Micro e Macro. Alighiero Boetti a Venezia


Il formato minimo e quello massimo a confronto nella produzione di Alighiero Boetti. Tra opere celebri e altre meno note per una lettura trasversale del lavoro dell’artista.


“Con il ’68 inizia un altro periodo, il periodo gioioso: avevo cominciato il gioco delle combinazioni e permutazioni con i bollini che preludono a quelli dei francobolli” Inizialmente concepita come l’opera più piccola, Estate 70 diventa la più grande opera su carta creata da Alighiero Boetti, uno degli esempi più significativi per la restituzione di una codificazione fondata sulla ripetibilità e sullo sdoppiamento. Alta due metri e lunga ben venti, è scandita da migliaia di bollini adesivi applicati su carta da parati beige, giocati sul rosso, blu, verde e giallo. Concepita, appunto, nell’estate del 1970, all’interno della galleria milanese Franco Toselli. 


Questa monumentale opera, insieme a Titoli, Storia Naturale della Moltiplicazione e Copertine, costituisce il nucleo delle meno note dell’artista che unite ad altre più celebri danno luogo ad un confronto tra i minimi e i massimi delle serie più significative. Grandi e piccoli formati, il cui tema è strettamente connesso a quello del tempo, selezionati tra collezioni pubbliche e private per un percorso che si snoda in 11 sezioni per un totale di 22 opere che consentono una lettura trasversale  del lavoro di Boetti. 


Dalla monumentale Estate 70 originano i Francobolli, esempio d’arte postale impostato sulla classificazione, concepito anch’esso a mo’ di griglia, che gioca sulle possibili combinazioni dei francobolli che l’artista utilizza come il pittore usa il pennello, ossia per concepire forma e ritmo attraverso i diversi valori cromatici. E se Titoli, uno dei più grandi formati del raro ciclo dei Ricami monocromi, da leggere rigorosamente in verticale dall’alto verso il basso è, tra ordine e disordine, la summa dei concetti e delle immagini dell’universo dell’artista, Storia Naturale della moltiplicazione è un esercizio costante di piccole forme dislocate sulla superficie, sempre attraverso l’utilizzo delle griglie, ottenute da una rigorosa progressione numerica definita dall’artista, alla ricerca di un ordine che scaturisce dal disordine. Io penso che ogni cosa contenga il suo contrario, per cui l’atteggiamento preferibile dovrebbe essere quello di azzerare i concetti, distenderli, spiegarli.

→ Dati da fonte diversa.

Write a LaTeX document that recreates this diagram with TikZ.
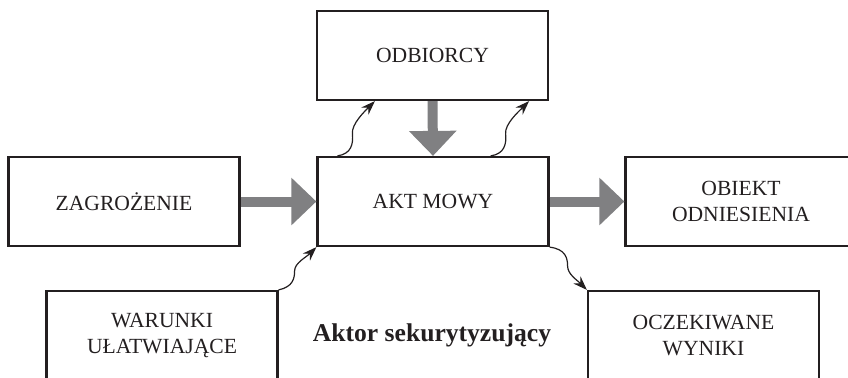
\documentclass[tikz,border=0pt]{standalone}
\usepackage{fontspec}
\setmainfont{Liberation Serif}
\usetikzlibrary{arrows.meta}

\definecolor{inkgray}{HTML}{231F20}
\definecolor{arrowgray}{HTML}{808082}

\tikzset{
  box/.style={draw=inkgray, line width=1.1pt, minimum width=115.5pt, minimum height=44.5pt,
    align=center, text=inkgray, font=\fontsize{10.8}{13}\selectfont},
  bigarrow/.style={draw=arrowgray, line width=5pt, -{Triangle[width=23pt,length=12.5pt]}},
  wavearrow/.style={draw=inkgray, line width=0.6pt, -{Stealth[length=7pt,width=5pt]}},
  actor/.style={text=inkgray, font=\fontsize{12.8}{15}\selectfont\bfseries}
}

\begin{document}
\begin{tikzpicture}[x=0.5pt,y=-0.5pt]

   \useasboundingbox (0,0) rectangle (848,377);
   \clip (0,0) rectangle (848,377);

   \node (Odbiorcy) at (432.5,55.5) [box] {ODBIORCY};
   \node (Akt-Mowy) at (433,201.5) [box] {AKT MOWY};
   \node (Zagrozenie) at (124,201.5) [box] {ZAGROŻENIE};
   \node (Obiekt-Odniesienia) at (741,201.5) [box] {OBIEKT\\ODNIESIENIA};

   \node (Warunki-Ulatwiajace) at (162,335.5) [box] {WARUNKI\\UŁATWIAJĄCE};
   \node (Oczekiwane-Wyniki) at (703.5,335.5) [box] {OCZEKIWANE\\WYNIKI};

   \node (Aktor-Sekurytyzujacy) at (432,335) [actor] {Aktor sekurytyzujący};

   \draw [bigarrow] (Zagrozenie.east) -- (Akt-Mowy.west);
   \draw [bigarrow] (Akt-Mowy.east) -- (Obiekt-Odniesienia.west);
   \draw [bigarrow] (Odbiorcy.south) -- (Akt-Mowy.north);

   % falowane strzalki
   \draw [wavearrow] ([xshift=10.5pt]Akt-Mowy.north west) .. controls +(14,-2) and +(1,10) .. ++(15,-22)
      .. controls +(-1,-10) and +(-10,10) .. ([xshift=29.5pt]Odbiorcy.south west);
   \draw [wavearrow] ([xshift=-29.5pt]Akt-Mowy.north east) .. controls +(14,-2) and +(1,10) .. ++(15,-22)
      .. controls +(-1,-10) and +(-10,10) .. ([xshift=-10pt]Odbiorcy.south east);
   \draw [wavearrow] (Warunki-Ulatwiajace.north east) .. controls +(14,-3) and +(0,8) .. ++(16,-19)
      .. controls +(0,-8) and +(-10,10) .. (Akt-Mowy.south west);
   \draw [wavearrow] (Akt-Mowy.south east) .. controls +(16,2) and +(0,-8) .. ++(18,19)
      .. controls +(0,8) and +(-10,-10) .. (Oczekiwane-Wyniki.north west);

\end{tikzpicture}
\end{document}
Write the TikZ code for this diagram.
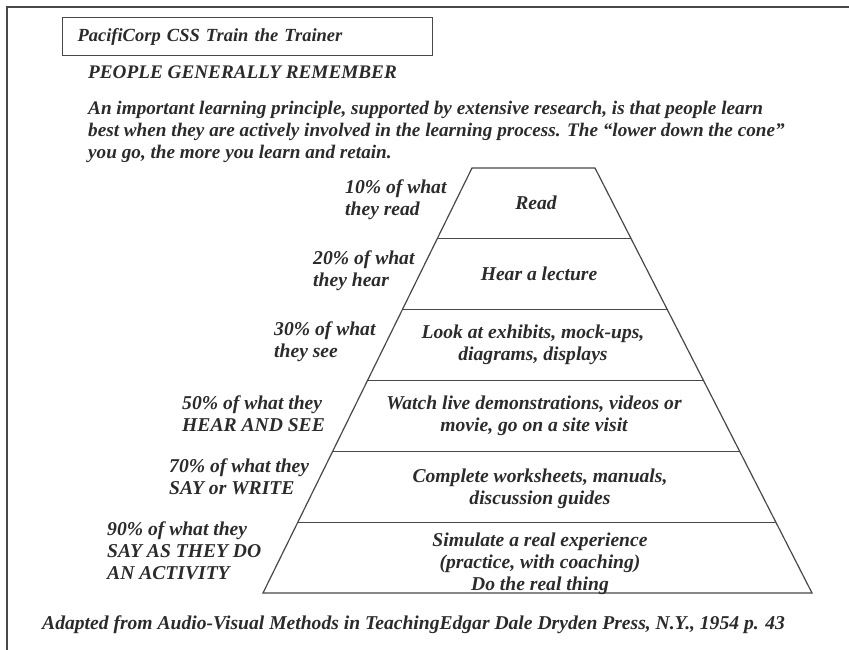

Nelle Mappe e i Tutto sono il concetto del viaggio e del nomadismo interconnesso a quello del tempo a fare da protagonisti, evidenti nei ricami che, iniziati a Roma, venivano spediti prima a Kabul e poi in Pakistan per essere terminati da ricamatrici imparentate coi rifugiati, seguendo le regole determinate dall’artista ma con la libertà di scegliere i colori. Oltre a un dei più grandi Mimetico, in mostra gli Aerei concepiti al rientro da un viaggio in Afghanistan: “una sorta di carta da parati piena d’aerei che si librano nell’aria, come in assenza di gravità”, così li ha definiti lo stesso Boetti. Conclude la prima parte dell’allestimento il site specific Copertine, ridisegnate con maniacale precisione a grandezza naturale, costituito da 12 quadri, uno per ogni mese dell’anno, che a loro volta contengono 18 immagini differenti per soggetto e testata.
La seconda parte dell’allestimento consiste in un progetto speciale che indaga il tema della fotocopia. Per la prima volta viene esposta la sequenza di 1665 immagini fotocopiate  e raccolte in 15 volumi rossi e allo stesso tempo fruibili poiché allestita anche a parete, mentre al centro della sala sono a disposizione del pubblico una fotocopiatrice e dei fogli rossi, secondo il progetto di Mario Garcia Torres in omaggio a Boetti.